The first time the small white pickup slowed to an idle and the driver with the snaggletooth grin asked if I needed a ride, I was on my cell phone.
“Who’s that?” my best friend asked.
“Some hillbilly.” I watched to make sure the truck continued around the bend. “I’m fine.”
A few weeks passed of scorching heat and no rain. The road I walked became a narrow stretch of chalk scattered with gravel. In the distance, I heard the growl of a logging truck grinding its brakes. I got off the road as far as I could, embracing chiggers and ticks over the chance of me and my infant daughter getting hit. I called to my dog, Dingo, who had run up ahead and tried waving my arm at the truck.
But the truck blared past—churning up dust that blurred my vision and made it hard to breathe. At the last second, the logger veered his heaped load of chopped trees and the orange flag hanging off the back fluttered jauntily. Somehow in the blinding swirl Dingo was not hit.
A few days later, I was almost to the abandoned antebellum home where five marauding Texas Rangers had been shot by Union soldiers trying to claim the land when the small white truck pulled up beside me.
“Sorry ’bout scaring you,” he said. “I didn’t see you ’til it was too late, and I was trying not to hit your dog.”
“You’re a logger?” I asked, stating the obvious.

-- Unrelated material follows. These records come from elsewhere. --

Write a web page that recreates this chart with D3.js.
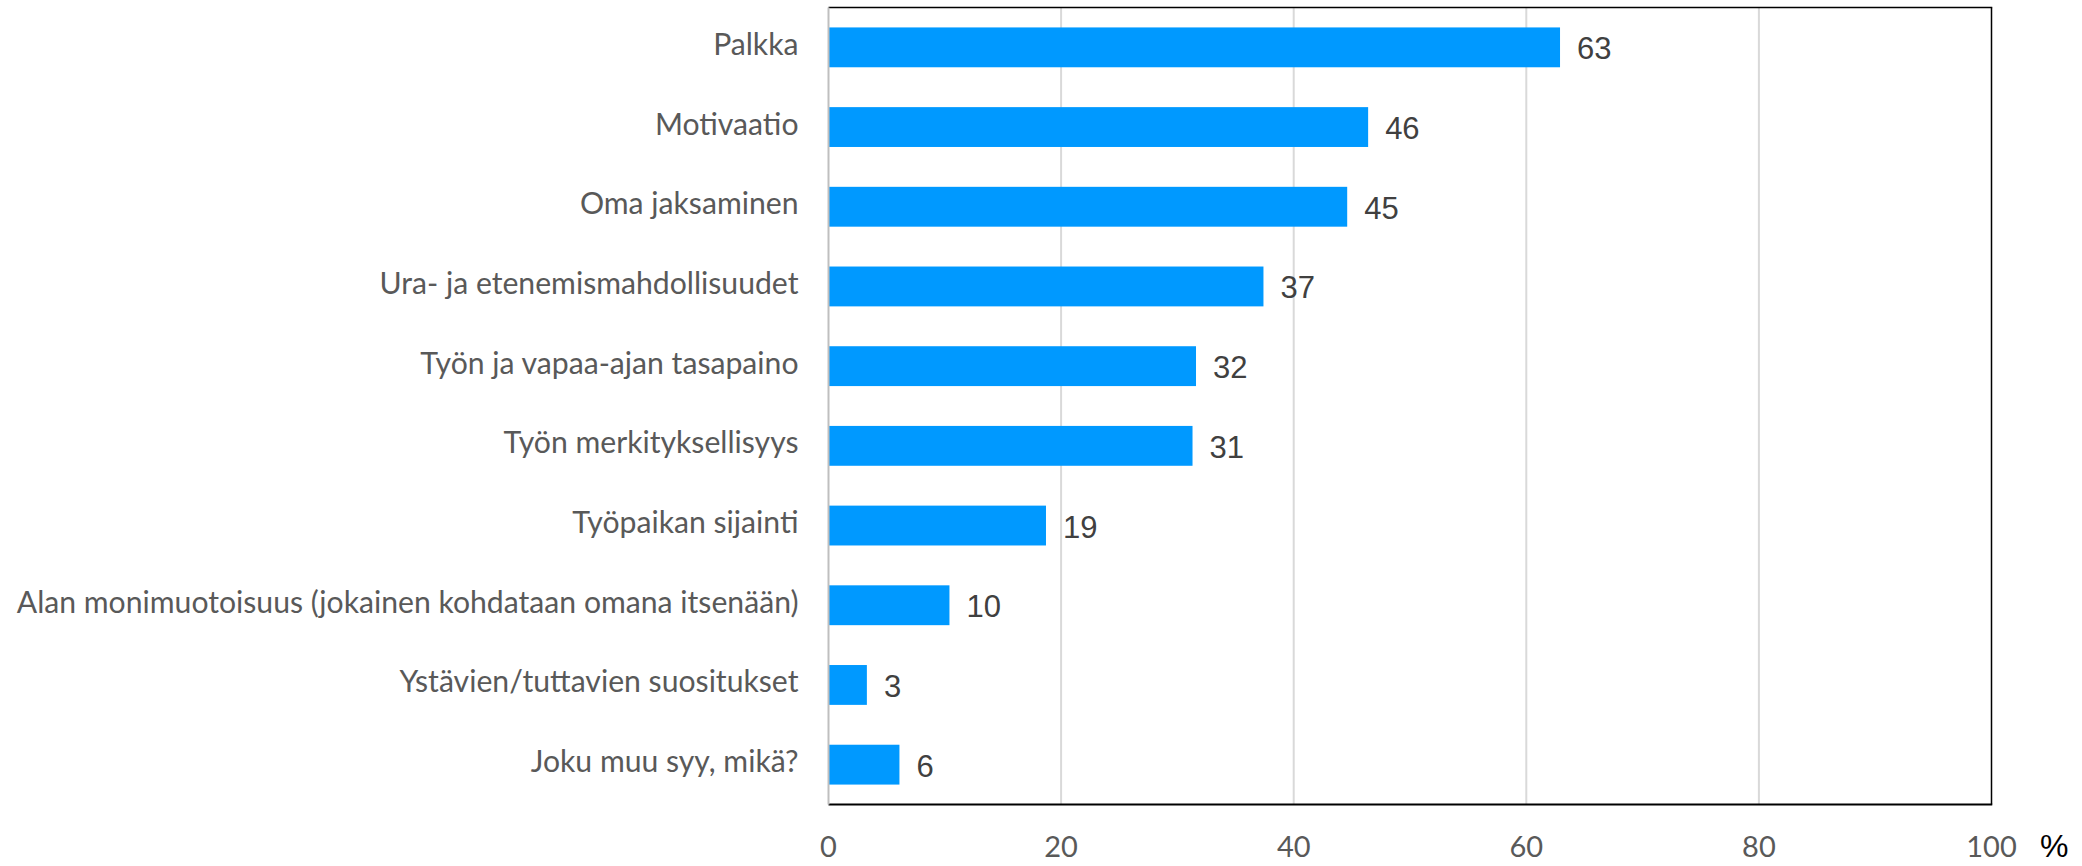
<!DOCTYPE html>
<html>
<head>
<meta charset="utf-8">
<script src="https://cdn.jsdelivr.net/npm/d3@7"></script>
<style>
  html, body { margin: 0; padding: 0; background: #fff; }
  svg { display: block; }
</style>
</head>
<body>
<svg id="chart" width="2082" height="866"></svg>
<script>
const categories = [
  "Palkka",
  "Motivaatio",
  "Oma jaksaminen",
  "Ura- ja etenemismahdollisuudet",
  "Työn ja vapaa-ajan tasapaino",
  "Työn merkityksellisyys",
  "Työpaikan sijainti",
  "Alan monimuotoisuus (jokainen kohdataan omana itsenään)",
  "Ystävien/tuttavien suositukset",
  "Joku muu syy, mikä?"
];
const values = [62.9, 46.4, 44.6, 37.4, 31.6, 31.3, 18.7, 10.4, 3.3, 6.1];
const xTicks = [0, 20, 40, 60, 80, 100];
const unitLabel = "%";

const svg = d3.select("#chart");
const plot = { left: 828.5, right: 1991.5, top: 7.5, bottom: 804.5 };

const x = d3.scaleLinear().domain([0, 100]).range([plot.left, plot.right]);
const y = d3.scaleBand().domain(categories).range([plot.top, plot.bottom])
  .paddingInner(0.5).paddingOuter(0.25);

// gridlines
svg.append("g").selectAll("line")
  .data(xTicks.filter(t => t > 0 && t < 100))
  .join("line")
  .attr("x1", d => x(d)).attr("x2", d => x(d))
  .attr("y1", plot.top).attr("y2", plot.bottom)
  .attr("stroke", "#d9d9d9").attr("stroke-width", 2);

// bars
svg.append("g").selectAll("rect")
  .data(values)
  .join("rect")
  .attr("x", x(0))
  .attr("y", (d, i) => y(categories[i]))
  .attr("width", d => x(d) - x(0))
  .attr("height", y.bandwidth())
  .attr("fill", "#0099ff");

// frame
svg.append("line").attr("x1", plot.left).attr("x2", plot.right + 0.75)
  .attr("y1", plot.top).attr("y2", plot.top)
  .attr("stroke", "#000").attr("stroke-width", 1.5);
svg.append("line").attr("x1", plot.right).attr("x2", plot.right)
  .attr("y1", plot.top).attr("y2", plot.bottom)
  .attr("stroke", "#000").attr("stroke-width", 1.5);
svg.append("line").attr("x1", plot.left).attr("x2", plot.right + 0.75)
  .attr("y1", plot.bottom).attr("y2", plot.bottom)
  .attr("stroke", "#000").attr("stroke-width", 2.2);
svg.append("line").attr("x1", plot.left).attr("x2", plot.left)
  .attr("y1", plot.top).attr("y2", plot.bottom)
  .attr("stroke", "#bfbfbf").attr("stroke-width", 2);

// value labels
const fmt = d3.format(".0f");
svg.append("g").selectAll("text")
  .data(values)
  .join("text")
  .attr("x", d => x(d) + 17)
  .attr("y", (d, i) => y(categories[i]) + y.bandwidth() / 2 + 12)
  .attr("font-family", "'Liberation Sans', Arial, sans-serif")
  .attr("font-size", 31)
  .attr("fill", "#404040")
  .text(d => fmt(d));

// category labels
const catTexts = svg.append("g").selectAll("text")
  .data(categories)
  .join("text")
  .attr("x", plot.left - 30)
  .attr("y", d => y(d) + y.bandwidth() / 2 + 7.5)
  .attr("text-anchor", "end")
  .attr("font-family", "Lato, 'Open Sans', sans-serif")
  .attr("font-size", 28)
  .attr("fill", "#595959")
  .text(d => d);
let maxW = 0;
catTexts.each(function () { maxW = Math.max(maxW, this.getComputedTextLength()); });
if (maxW > 0) catTexts.attr("font-size", 28 * 782 / maxW);

// x tick labels
svg.append("g").selectAll("text")
  .data(xTicks)
  .join("text")
  .attr("x", d => x(d))
  .attr("y", 857)
  .attr("text-anchor", "middle")
  .attr("font-family", "Lato, 'Open Sans', sans-serif")
  .attr("font-size", 29)
  .attr("fill", "#595959")
  .text(d => d);

// unit label
svg.append("text")
  .attr("x", 2040)
  .attr("y", 857)
  .attr("font-family", "'Liberation Sans', Arial, sans-serif")
  .attr("font-size", 32)
  .attr("fill", "#000")
  .text(unitLabel);
</script>
</body>
</html>
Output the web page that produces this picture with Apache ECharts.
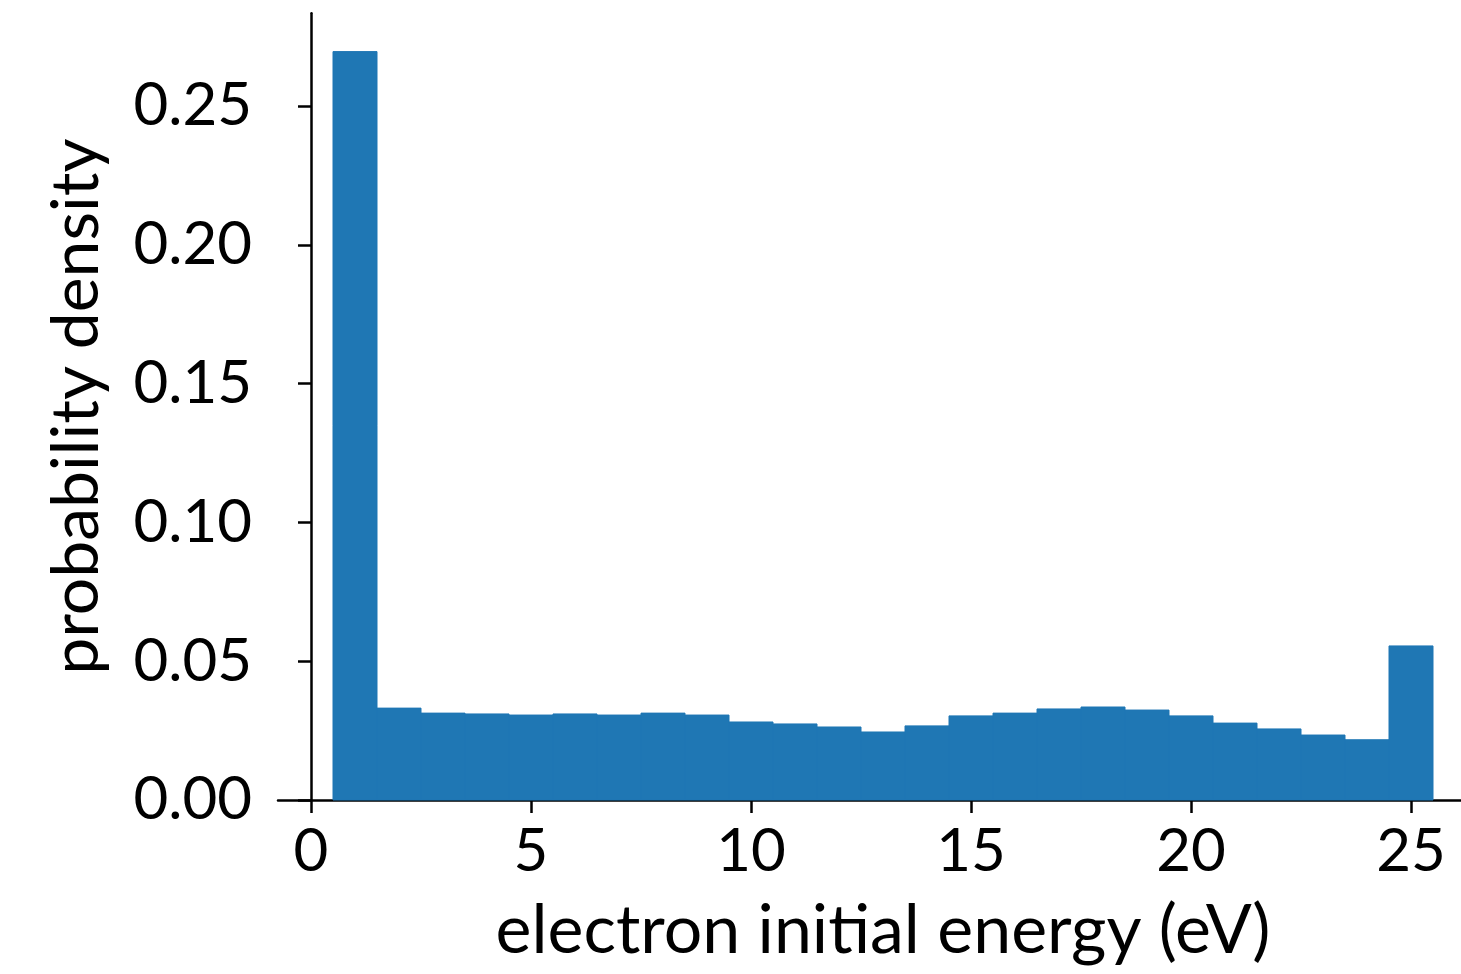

He nodded. “You need a ride?”
“No. I’m just out for a walk.”
He began to pull away and then from the window stuck out his head with that salt-stained cap. “Hey,” he called. “You take care of that young’un.”
I watched his brake lights fade as he punched the gas and drove off. Despite the humidity and summer heat, I held my sleeping daughter closer and immediately turned to head home. The rain began to fall. The parched trees and brush on either side of the road were bathed back to green as the chalk-white road was shell-pocked to gray.
Twenty minutes hadn’t passed when the logger in his small white truck pulled up beside me again. My black umbrella was open, and the rain was not falling hard.
“You sure you don’t need a ride?” he asked.
I bristled as adrenaline shot through my legs, making it hard to remain still, making it hard not to run. “I’m fine.”
He sped past. Bearing the weight of my sleeping child, I jogged to my neighbors’ house with their five sheep dogs. The rain dripped off the edges of my umbrella, the droplets soaking into my daughter’s butterfly socks.
My neighbor came out to greet me while wearing her apron and calling off the dogs who were swarming around my feet.
I asked the neighbor if she knew the man, but she did not. “I’ll keep eye out, though,” she said. “And I’ll tell Russell.”
I smiled my thanks and headed down the hill toward home.
Determined not to let fear overrule me, for almost a month I took my daily walks toward dusk when it had cooled off and I thought the loggers would’ve already gone home, but as I was walking up the lane toward our porch lights, I heard a logging truck rumble past.
The logger’s snaggletooth grin as he’d said, “You take care of that young’un” reverberated through my mind, and though I knew other men drove those trucks besides the one who had offered me a ride, I thought, “He knows where I live.”
I would like to say that in the past month since I stopped taking my walks that I have conquered my fear, but my jaw still clenches whenever I hear the loggers barrel past with another stacked load. I now lock every door in the house, and if I am upstairs working out on the elliptical while Adelaide is taking a nap, I keep the baby monitor with me and look at it more often than I look at my time. I called my husband last week and asked which gun was loaded and how I would use it.
And it scares me to know that if I needed to, I actually could.
Eventually, I will take walks with my daughter again. Perhaps once these logs have been scalped off the mountain and the trucks stop barreling past our lane, choking it in dust. Perhaps once I have a big dog and a gun permit; perhaps once I have written the verse on my heart, “For God hath not given us the spirit of fear; but of power, and of love, and of a sound mind.” But sometimes I wonder:
When does a sound mind mean heeding our motherly intuition?
Parents, how do you learn to balance trust and fear?